> _Aim of the task_
Print exactly, please, the lines from the top of the entries below up to and including the line with "a two-line label", and nothing else; pictures are excluded.

——

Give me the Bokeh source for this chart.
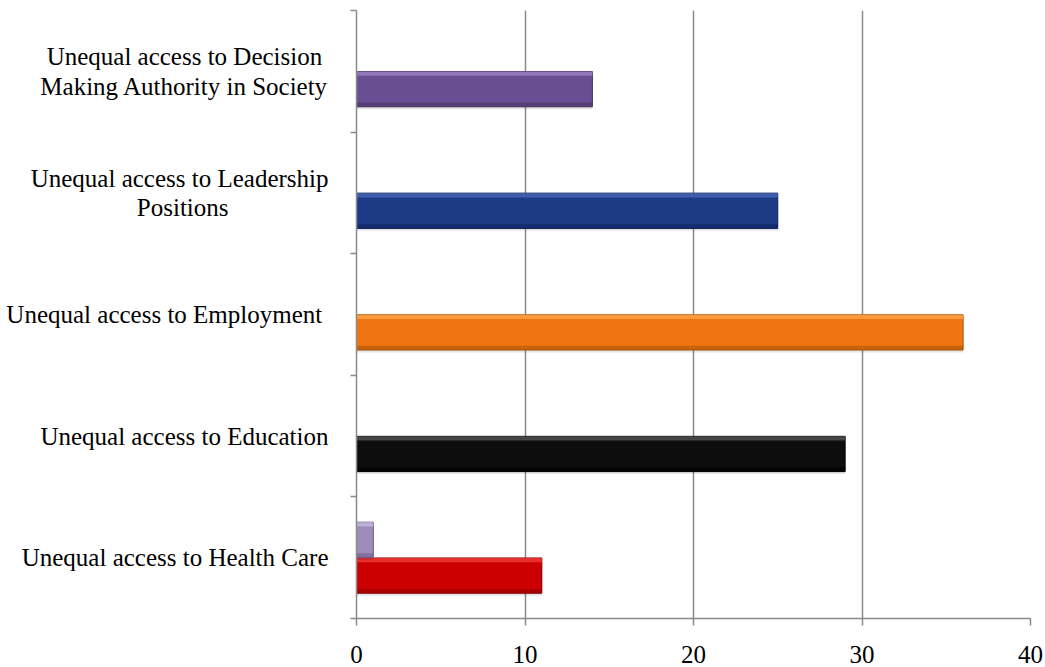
from bokeh.plotting import figure
from bokeh.models import Range1d, FixedTicker, ColumnDataSource
from bokeh.transform import dodge
from bokeh.embed import file_html
from bokeh.resources import INLINE

NB = "\u00a0"  # non-breaking space, used to centre the shorter line of a two-line label

# ---- data ----
categories = [
    "Unequal access to Health Care",
    "Unequal access to Education",
    "Unequal access to Employment" + NB,
    "Unequal access to Leadership\nPositions" + NB * 16,
    "Unequal access to Decision" + NB + "\nMaking Authority in Society",
]
series1 = [11, 29, 36, 25, 14]
series2 = [1, 0, 0, 0, 0]
x_ticks = [0, 10, 20, 30, 40]

# ---- styles ----
colors1 = ["#CC0000", "#0D0D0D", "#F07512", "#1C3A86", "#6A4E94"]
light1 = ["#F03A3A", "#555555", "#FFA54A", "#4A68B8", "#9C80C4"]
dark1 = ["#8E0000", "#000000", "#A85108", "#0F2258", "#47325F"]
colors2 = ["#9D8BBA"]
light2 = ["#C7B8DE"]
dark2 = ["#6C5B88"]

BAR_H = 0.29
OFF = 0.147
STRIP = 0.035
FONT = "Liberation Serif"

n = len(categories)
centers = [i + 0.5 for i in range(n)]

s1 = ColumnDataSource(dict(
    y=[c - OFF for c in centers], v=series1, c=colors1, lc=light1, dc=dark1,
))
idx2 = [i for i, v in enumerate(series2) if v > 0]
s2 = ColumnDataSource(dict(
    y=[centers[i] + OFF for i in idx2], v=[series2[i] for i in idx2],
    c=colors2, lc=light2, dc=dark2,
))

p = figure(
    width=1045, height=667, output_backend="svg", toolbar_location=None,
    x_range=Range1d(0, 40), y_range=Range1d(0, n),
    min_border_left=356, min_border_right=15, min_border_top=10, min_border_bottom=49,
)
p.outline_line_color = None
p.background_fill_color = "white"
p.border_fill_color = "white"

def draw(src):
    # soft shadow
    p.hbar(y=dodge("y", -0.02, range=p.y_range), right="v", left=0, height=BAR_H, source=src,
           fill_color="#000000", fill_alpha=0.10, line_color=None)
    p.hbar(y="y", right="v", left=0, height=BAR_H, source=src,
           fill_color="c", line_color="dc", line_width=1)
    # bottom darker strip
    p.hbar(y=dodge("y", -(BAR_H / 2 - STRIP / 2), range=p.y_range), right="v", left=0,
           height=STRIP, source=src, fill_color="dc", fill_alpha=0.55, line_color=None)
    # top highlight strip
    p.hbar(y=dodge("y", (BAR_H / 2 - STRIP / 2), range=p.y_range), right="v", left=0,
           height=STRIP, source=src, fill_color="lc", fill_alpha=0.8, line_color=None)

draw(s1)
draw(s2)

# x axis
xa = p.xaxis[0]
xa.ticker = FixedTicker(ticks=x_ticks, minor_ticks=[])
xa.axis_line_color = "#8a8a8a"
xa.axis_line_width = 1.5
xa.major_tick_line_color = "#8a8a8a"
xa.major_tick_line_width = 1.5
xa.major_tick_in = 0
xa.major_tick_out = 7
xa.minor_tick_line_color = None
xa.major_label_text_font = FONT
xa.major_label_text_font_size = "25px"
xa.major_label_text_color = "#000000"
xa.major_label_standoff = 20

# y axis: ticks at category boundaries (minor), labels at category centres
ya = p.yaxis[0]
ya.ticker = FixedTicker(ticks=centers, minor_ticks=list(range(n + 1)))
ya.major_label_overrides = {c: lab for c, lab in zip(centers, categories)}
ya.axis_line_color = "#8a8a8a"
ya.axis_line_width = 1.5
ya.major_tick_line_color = None
ya.major_tick_in = 0
ya.major_tick_out = 0
ya.minor_tick_line_color = "#8a8a8a"
ya.minor_tick_line_width = 1.5
ya.minor_tick_in = 0
ya.minor_tick_out = 6
ya.major_label_text_font = FONT
ya.major_label_text_font_size = "25px"
ya.major_label_text_line_height = 1.1
ya.major_label_text_color = "#000000"
ya.major_label_standoff = 22

p.ygrid.grid_line_color = None
p.xgrid.ticker = FixedTicker(ticks=x_ticks)
p.xgrid.grid_line_color = "#8a8a8a"
p.xgrid.grid_line_width = 1.5

open("out.html", "w").write(file_html(p, INLINE))
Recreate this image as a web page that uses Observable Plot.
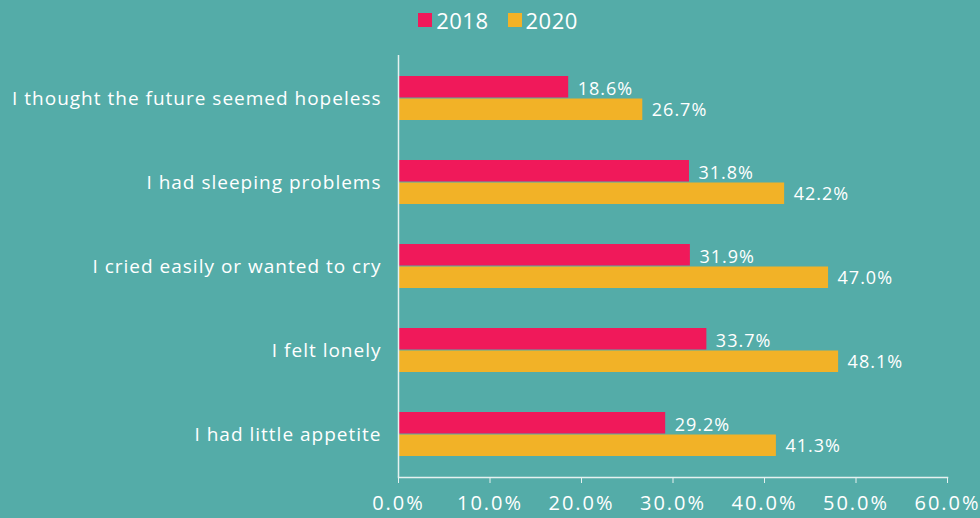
<!DOCTYPE html>
<html>
<head>
<meta charset="utf-8">
<script src="https://cdn.jsdelivr.net/npm/d3@7"></script>
<script src="https://cdn.jsdelivr.net/npm/@observablehq/plot@0.6"></script>
<style>
  html, body { margin: 0; padding: 0; background: #54aca8; }
  body { width: 980px; height: 518px; overflow: hidden; font-family: "Open Sans", sans-serif; color: white; }
  #legend { height: 40px; display: flex; justify-content: center; align-items: center; gap: 19px; font-size: 22px; padding-left: 16px; box-sizing: border-box; letter-spacing: 0.5px; }
  .item { display: flex; align-items: center; gap: 4px; }
  .sw { width: 14px; height: 14px; display: inline-block; }
  svg { display: block; }
  g[aria-label="y-axis tick label"] text { letter-spacing: 1px; }
  g[aria-label="x-axis tick label"] text { letter-spacing: 2px; }
  g[aria-label="text"] text { letter-spacing: 1px; }
</style>
</head>
<body>
<div id="legend"></div>
<div id="chart"></div>
<script>
const categories = [
  "I thought the future seemed hopeless",
  "I had sleeping problems",
  "I cried easily or wanted to cry",
  "I felt lonely",
  "I had little appetite"
];
const years = ["2018", "2020"];
const values2018 = [18.6, 31.8, 31.9, 33.7, 29.2];
const values2020 = [26.7, 42.2, 47.0, 48.1, 41.3];
const xTicks = [0, 10, 20, 30, 40, 50, 60];
const colors = ["#f0195a", "#f2b227"];

const data2018 = categories.map((c, i) => ({category: c, year: years[0], value: values2018[i]}));
const data2020 = categories.map((c, i) => ({category: c, year: years[1], value: values2020[i]}));

const legend = d3.select("#legend");
years.forEach((y, i) => {
  const it = legend.append("div").attr("class", "item");
  it.append("span").attr("class", "sw").style("background", colors[i]);
  it.append("span").text(y);
});

const fmt = d => d.toFixed(1) + "%";
const font = "'Open Sans', sans-serif";
const lineColor = "#e6f1f0";

const plot = Plot.plot({
  width: 980,
  height: 478,
  marginLeft: 398,
  marginRight: 33,
  marginTop: 15,
  marginBottom: 41,
  style: {background: "transparent", color: "white", fontFamily: font, overflow: "visible"},
  x: {domain: [0, 60]},
  y: {domain: categories, paddingInner: 0.48, paddingOuter: 0.24, label: null},
  color: {domain: years, range: colors},
  marks: [
    Plot.barX(data2018, {x: "value", y: "category", fill: "year", insetBottom: 22.5}),
    Plot.barX(data2020, {x: "value", y: "category", fill: "year", insetTop: 22.5}),
    Plot.text(data2018, {x: "value", y: "category", text: d => fmt(d.value), dx: 9, dy: -9, textAnchor: "start", fill: "white", fontSize: 18}),
    Plot.text(data2020, {x: "value", y: "category", text: d => fmt(d.value), dx: 9, dy: 12, textAnchor: "start", fill: "white", fontSize: 18}),
    Plot.ruleX([0], {stroke: lineColor, strokeWidth: 1.5}),
    Plot.frame({anchor: "bottom", stroke: lineColor, strokeWidth: 1.5}),
    Plot.axisX({ticks: xTicks, tickFormat: fmt, tickSize: 6, tickPadding: 12, stroke: lineColor, fill: "white", fontSize: 20, label: null}),
    Plot.axisY({tickSize: 0, tickPadding: 17, fill: "white", fontSize: 19, label: null})
  ]
});
document.getElementById("chart").appendChild(plot);
</script>
</body>
</html>
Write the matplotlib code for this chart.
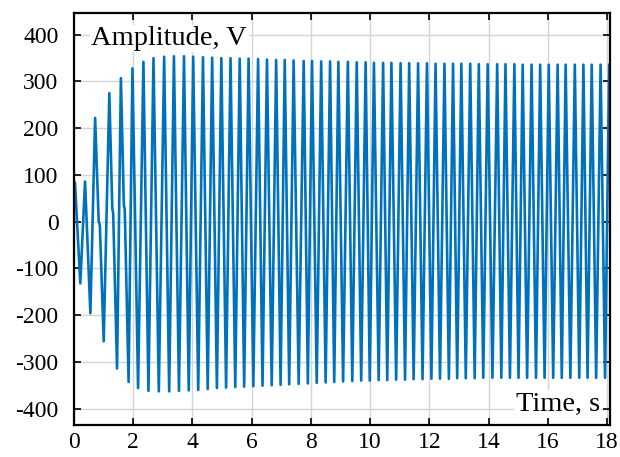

——

> _Written solution_
Give me the Bokeh source for this chart.
from bokeh.plotting import figure
from bokeh.models import Range1d, FixedTicker, ColumnDataSource
from bokeh.transform import dodge
from bokeh.embed import file_html
from bokeh.resources import INLINE

NB = "\u00a0"  # non-breaking space, used to centre the shorter line of a two-line label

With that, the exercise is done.